The Apex Court observed that the respondent engaged its German sister concern for preparation of “Engineering Design & Drawings” to be used in manufacturing of WTG. The design was reduced as a blueprint on paper and delivered to the respondent on the same medium. It was held that such designs were subjected to service tax even as per the clarification by the board dated March 18, 2011, on the issue of applicability of indirect taxes on packaged software. Therefore, the respondent was liable to pay service tax on the “design services” received from abroad under reverse charge.

The Apex Court further relied upon the judgment of BSNL v. Union of India (2006) 3 SCC 1 wherein it was held that there could be two different taxes/levies under different heads by applying the aspect theory.

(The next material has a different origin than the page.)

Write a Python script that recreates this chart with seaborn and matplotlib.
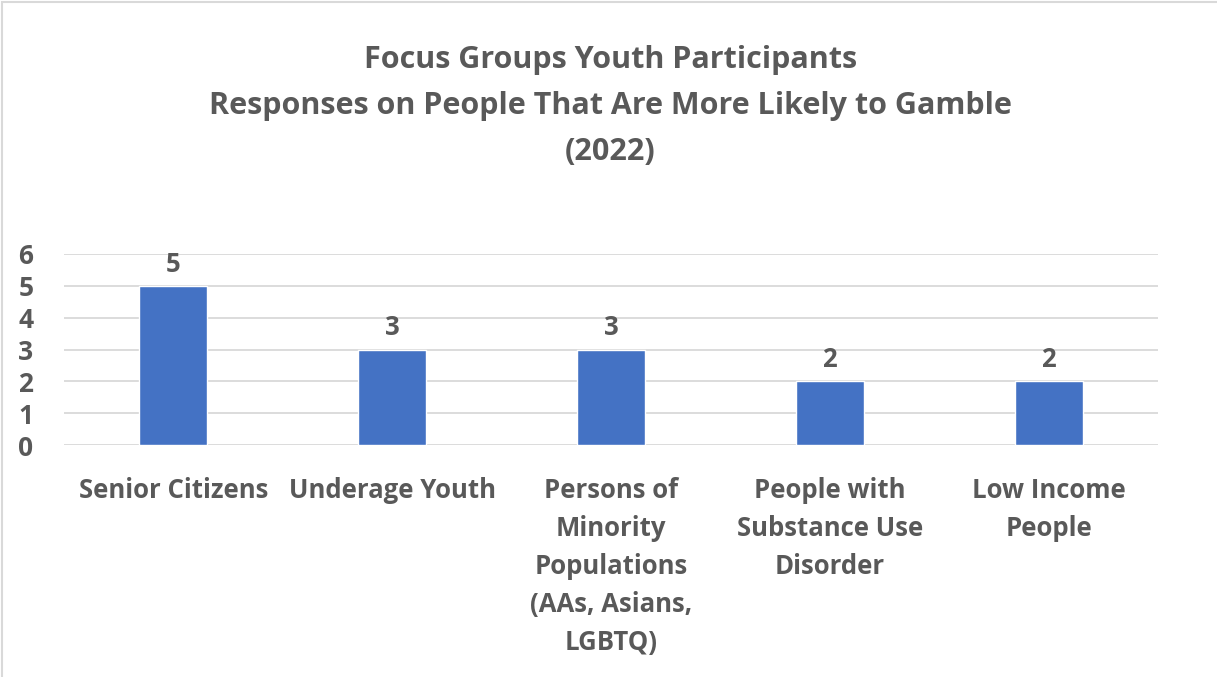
import matplotlib
matplotlib.use("Agg")
import matplotlib.pyplot as plt
import seaborn as sns
import pandas as pd
from matplotlib.patches import Rectangle

categories = [
    "Senior Citizens",
    "Underage Youth",
    "Persons of\nMinority\nPopulations\n(AAs, Asians,\nLGBTQ)",
    "People with\nSubstance Use\nDisorder",
    "Low Income\nPeople",
]
responses = [5, 3, 3, 2, 2]
y_ticks = [0, 1, 2, 3, 4, 5, 6]
title_lines = [
    "Focus Groups Youth Participants",
    "Responses on People That Are More Likely to Gamble",
    "(2022)",
]

TEXT = "#595959"
BAR = "#4472C4"
GRID = "#D9D9D9"

sns.set_theme(style="white")
plt.rcParams["font.family"] = ["Open Sans", "DejaVu Sans"]

W, H = 1217, 677
fig = plt.figure(figsize=(W / 100, H / 100), dpi=100)
ax = fig.add_axes([64 / W, 1 - 445 / H, (1158 - 64) / W, (445 - 254) / H])

df = pd.DataFrame({"category": categories, "responses": responses})
sns.barplot(data=df, x="category", y="responses", color=BAR, width=0.31,
            saturation=1, ax=ax, zorder=3)

ax.set_xlim(-0.5, len(categories) - 0.5)
ax.set_ylim(0, 6)
ax.set_yticks(y_ticks)
ax.set_yticklabels([str(t) for t in y_ticks], fontsize=19, fontweight="bold", color=TEXT)
ax.set_xticks(range(len(categories)))
ax.set_xticklabels(categories, fontsize=18.5, fontweight="bold", color=TEXT,
                   linespacing=1.53, va="top")
ax.tick_params(axis="x", length=0, pad=23)
ax.tick_params(axis="y", length=0, pad=22)
ax.set_xlabel("")
ax.set_ylabel("")

for y in y_ticks:
    ax.axhline(y, color=GRID, lw=1.3, zorder=1)
for s in ax.spines.values():
    s.set_visible(False)

for container in ax.containers:
    ax.bar_label(container, fmt="%d", padding=6, fontsize=18.5,
                 fontweight="bold", color=TEXT)

fig.text(0.5 * (1 + 4 / W), 1 - 106 / H, "\n".join(title_lines), ha="center", va="center",
         fontsize=22, fontweight="bold", color=TEXT, linespacing=1.7)

fig.patches.append(Rectangle((2 / W, -0.1), 1.2, 1.1 - 2.5 / H, transform=fig.transFigure,
                             fill=False, edgecolor="#D9D9D9", lw=1.5))

fig.savefig("out.png", dpi=100, facecolor="white")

“As per the settled position of law now, the same activity can be taxed as ‘goods’ and ‘services’ provided the contract is indivisible and on the aspect of services there may be levy of service tax.... Merely because “Engineering Design & Drawings” prepared and supplied by sister company were shown as ‘goods’ under the Customs Act and in the bill of entry, by that itself cannot be a ground to take such services out of the definition of “design services” under the Finance Act, 1994.” said the Court.

Therefore, the Court held that the view taken by the CESTAT that the same activity could not be taxed as goods and service was erroneous and accordingly, the CESTAT order was set aside.

“In view of the above and for the reasons stated above, the impugned judgment and order passed by the CESTAT holding that the respondent is not liable to pay service tax as “design services” on importing various models of “Engineering Design & Drawings” for the purpose of manufacturing of Wind Turbine Generator (WTG), as defined under Section 65(35b) r/w section 65(105)(zzzzd) of the Finance Act, 1994 is hereby quashed and set aside.” the Court said.

Cause Title- Commissioner of Customs, Central Excise & Service Tax v. M/S Suzlon Energy Ltd.